I do not know anything about currency issues, but I have tried to keep up with the buzz about China possibly revaluing the yuan.
I have a fair amount of RMB saved up in my Construction Bank of China account, and if they appreciate its value, I will have more to take home – or more accurately, more to travel on when my contract is over at the end of August.
At the same time I learned about China warming to revaluation, I read about something tragic in Beijing: the local government looks set to destroy the best part of old Beijing, the Drum and Bell tower area (also known as “Gulou” or 鼓楼) and turn it into a cultural disneyland. This hurts my heart. Gulou is my favorite area of Beijing, and it is not overrun like other popular hangout spots with bars and restaurants – probably because there is not a direct subway station (yet) and because the roads in the area are narrow. I spent a nice evening in the area with Alastair on Tuesday, where we sipped very affordable Tsingtao outside a cozy bar whose owner also manages a hotel next door. He enthusiastically showed us around this beautifully restored hutong home, where he refitted nine small but elegant and comfortable rooms for lucky guests – who pay no more than 400 RMB per room (about $58). He swept open an upper room’s curtains to reveal the most romantic view I have yet seen in Beijing: the deep purple horizon melted into the inky black sky where stars shine over the relatively darker Gulou neighborhood, the Drum and Bell Towers themselves powerfully silhouetted only thirty meters away.
All of this will be rendered moot by the government’s eagerness for reshaping the city in their ill-formed vision.
How are those two news items related – the yuan’s revaluation and the assassination of Gulou?
The NYT reports that the initial announcement about the yuan’s revaluation could be made as early as this week, even before paramount leader Hu Jintao arrives in Washington for a nuclear non-proliferation conference. The Gulou issue, which has met with unsuccessful resistance from community leaders in recent weeks, is at the point of being officially announced. People who have not lived in Beijing, and even some of those who do and only visit Wudaokou or Sanlitun, are not conscious about Gulou as the last grand fragment of old Beijing, where you can actually feel like you are not far removed from Ming-era markets and the siheyuan of the Manchus during the Qing dynasty. The soul of that time still lingers here, however faint.

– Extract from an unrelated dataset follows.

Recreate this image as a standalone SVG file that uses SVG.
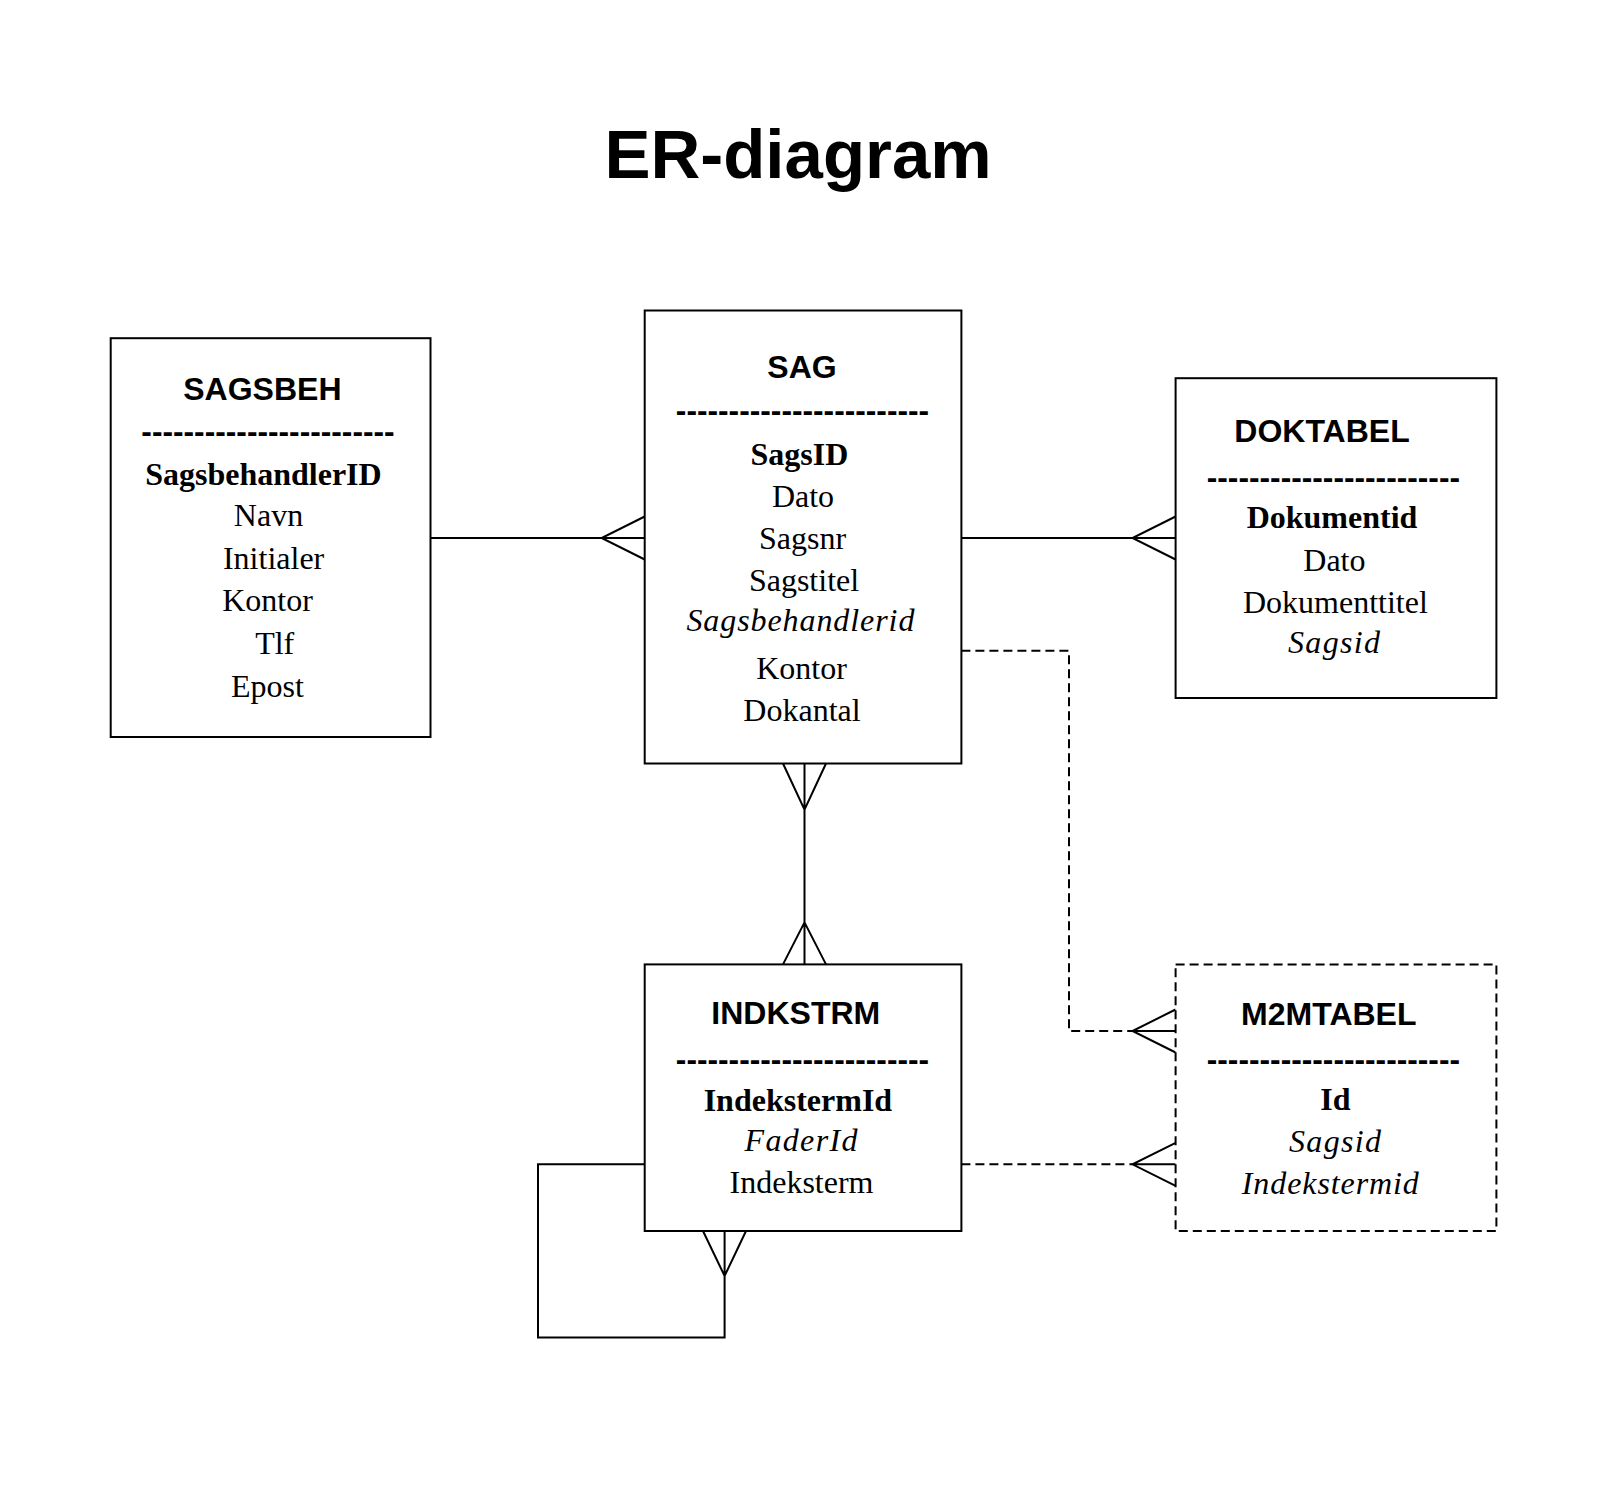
<svg xmlns="http://www.w3.org/2000/svg" width="1607" height="1500" viewBox="0 0 1607 1500">
<style>
.box{fill:#fff;stroke:#000;stroke-width:2}
.dbox{fill:#fff;stroke:#000;stroke-width:2;stroke-dasharray:9 5}
.ln{fill:none;stroke:#000;stroke-width:2}
.dl{fill:none;stroke:#000;stroke-width:2;stroke-dasharray:9 5}
.hd{font-family:"Liberation Sans",Arial,sans-serif;font-weight:bold;font-size:32px;text-anchor:middle}
.dash{font-family:"Liberation Sans",Arial,sans-serif;font-weight:bold;font-size:31.7px;text-anchor:middle}
.at{font-family:"Liberation Serif","Times New Roman",serif;font-size:32px;text-anchor:middle}
.b{font-weight:bold}
.i{font-style:italic}
.title{font-family:"Liberation Sans",Arial,sans-serif;font-weight:bold;font-size:69px;text-anchor:middle}
</style>
<rect width="1607" height="1500" fill="#fff"/>
<text class="title" x="798" y="178">ER-diagram</text>
<g id="connectors">
<path class="ln" d="M430.5,538 H644.7 M644.7,516.5 L601.6,538 L644.7,559.5"/>
<path class="ln" d="M961.4,538 H1175.6 M1175.6,516.5 L1132.5,538 L1175.6,559.5"/>
<path class="ln" d="M804.5,763.5 V964.4 M783,763.5 L804.5,809.7 L826,763.5 M783,964.4 L804.5,922.4 L826,964.4"/>
<path class="dl" d="M961.4,650.8 H1069 V1031 H1132.5"/>
<path class="ln" d="M1132.5,1031 H1175.6 M1175.6,1009.5 L1132.5,1031 L1175.6,1052.5"/>
<path class="dl" d="M961.4,1164.3 H1132.5"/>
<path class="ln" d="M1132.5,1164.3 H1175.6 M1175.6,1142.8 L1132.5,1164.3 L1175.6,1185.8"/>
<path class="ln" d="M644.7,1164.3 H538 V1337.5 H724.6 V1231 M703,1231 L724.6,1276 L746,1231"/>
</g>
<g id="SAGSBEH">
<rect class="box" x="110.7" y="338.2" width="319.8" height="398.8"/>
<text class="hd" x="262.4" y="400">SAGSBEH</text>
<text class="dash" x="268" y="442">------------------------</text>
<text class="at b" x="263.4" y="485">SagsbehandlerID</text>
<text class="at" x="268.5" y="526">Navn</text>
<text class="at" x="273.6" y="569">Initialer</text>
<text class="at" x="267.5" y="611">Kontor</text>
<text class="at" x="274.7" y="654">Tlf</text>
<text class="at" x="267.5" y="697">Epost</text>
</g>
<g id="SAG">
<rect class="box" x="644.7" y="310.5" width="316.7" height="453"/>
<text class="hd" x="802" y="378">SAG</text>
<text class="dash" x="802.5" y="420.5">------------------------</text>
<text class="at b" x="799.4" y="465.3">SagsID</text>
<text class="at" x="803" y="507.3">Dato</text>
<text class="at" x="802.5" y="549.3">Sagsnr</text>
<text class="at" x="804" y="591.4">Sagstitel</text>
<text class="at i" x="800.4" y="631.3" textLength="228" lengthAdjust="spacing">Sagsbehandlerid</text>
<text class="at" x="801.5" y="678.5">Kontor</text>
<text class="at" x="802" y="720.5">Dokantal</text>
</g>
<g id="DOKTABEL">
<rect class="box" x="1175.6" y="378.2" width="320.8" height="319.8"/>
<text class="hd" x="1322" y="441.7">DOKTABEL</text>
<text class="dash" x="1333.4" y="488">------------------------</text>
<text class="at b" x="1332" y="527.8">Dokumentid</text>
<text class="at" x="1334.4" y="570.9">Dato</text>
<text class="at" x="1335.4" y="612.9">Dokumenttitel</text>
<text class="at i" x="1334" y="652.9" textLength="92" lengthAdjust="spacing">Sagsid</text>
</g>
<g id="INDKSTRM">
<rect class="box" x="644.7" y="964.4" width="316.7" height="266.6"/>
<text class="hd" x="795.8" y="1023.9">INDKSTRM</text>
<text class="dash" x="802.5" y="1070.3">------------------------</text>
<text class="at b" x="797.9" y="1111">IndekstermId</text>
<text class="at i" x="801" y="1151" textLength="113" lengthAdjust="spacing">FaderId</text>
<text class="at" x="801.5" y="1193">Indeksterm</text>
</g>
<g id="M2MTABEL">
<rect class="dbox" x="1175.6" y="964.4" width="320.8" height="266.6"/>
<text class="hd" x="1328.8" y="1025">M2MTABEL</text>
<text class="dash" x="1333.4" y="1070.3">------------------------</text>
<text class="at b" x="1335.4" y="1110">Id</text>
<text class="at i" x="1335" y="1152" textLength="92" lengthAdjust="spacing">Sagsid</text>
<text class="at i" x="1330.3" y="1194" textLength="177" lengthAdjust="spacing">Indekstermid</text>
</g>
</svg>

If the yuan revaluation issue were not on the table for several more months and the government announced their plans for the Gulou area now, some non-state news organization should be able to amplify it to the world as an example of the poor values of the government with regard to their cultural treasures, like when they tore down Beijing’s city walls and destroyed all manner of relics during the Cultural Revolution.

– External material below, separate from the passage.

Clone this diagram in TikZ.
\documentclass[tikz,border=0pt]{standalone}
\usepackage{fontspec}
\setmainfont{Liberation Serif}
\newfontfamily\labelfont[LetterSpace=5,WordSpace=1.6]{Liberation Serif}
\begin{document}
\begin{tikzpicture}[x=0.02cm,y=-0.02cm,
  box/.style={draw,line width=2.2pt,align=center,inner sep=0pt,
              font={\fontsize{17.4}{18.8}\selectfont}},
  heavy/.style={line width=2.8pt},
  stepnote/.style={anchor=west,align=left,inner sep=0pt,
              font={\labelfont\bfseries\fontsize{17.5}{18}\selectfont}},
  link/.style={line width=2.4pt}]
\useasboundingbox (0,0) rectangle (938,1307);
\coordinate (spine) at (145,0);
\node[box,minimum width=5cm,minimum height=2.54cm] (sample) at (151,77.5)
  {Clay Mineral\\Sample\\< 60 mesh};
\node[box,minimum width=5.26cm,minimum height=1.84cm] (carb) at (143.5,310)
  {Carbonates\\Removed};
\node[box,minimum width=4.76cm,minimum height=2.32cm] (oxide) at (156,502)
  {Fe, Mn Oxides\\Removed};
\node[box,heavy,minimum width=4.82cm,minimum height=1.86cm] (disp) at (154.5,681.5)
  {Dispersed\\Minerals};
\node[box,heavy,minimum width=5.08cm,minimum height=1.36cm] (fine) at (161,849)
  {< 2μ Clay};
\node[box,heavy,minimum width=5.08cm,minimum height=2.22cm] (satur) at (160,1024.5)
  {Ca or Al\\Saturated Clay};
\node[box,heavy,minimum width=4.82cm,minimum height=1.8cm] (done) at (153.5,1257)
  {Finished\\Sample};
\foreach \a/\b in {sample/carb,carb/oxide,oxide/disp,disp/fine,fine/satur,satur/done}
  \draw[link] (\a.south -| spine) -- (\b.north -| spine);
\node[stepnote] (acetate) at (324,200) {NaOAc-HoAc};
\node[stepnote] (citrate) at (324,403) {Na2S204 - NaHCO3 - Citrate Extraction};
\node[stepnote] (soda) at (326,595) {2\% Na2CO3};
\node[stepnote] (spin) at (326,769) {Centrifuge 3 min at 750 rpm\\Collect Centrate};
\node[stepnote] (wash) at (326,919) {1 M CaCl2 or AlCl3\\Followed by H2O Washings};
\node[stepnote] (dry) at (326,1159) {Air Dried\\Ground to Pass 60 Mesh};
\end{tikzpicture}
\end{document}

I believe the government will announce the revaluation and the Gulou “renovation” project on the same day. The West will be so obsessed with the yuan issue that even if news of Gulou’s demise reached them, they would ignore it. Within 24 hours of China’s announcements, bloggers and talking heads will regurgitate each others’ assessments and talk about how this “changes everything” with China. Those with the biggest predictions of sea change grandeur will get the most clicks. The silent death of the Northern Capital’s heart will be unheard by anyone except angry locals, especially the business owners who are summarily ejected from their properties.
If I were the government and I intended to both revalue the yuan and kill Gulou, I would do the same thing. The bigger news to please the world will stifle any significant objection to their transgression.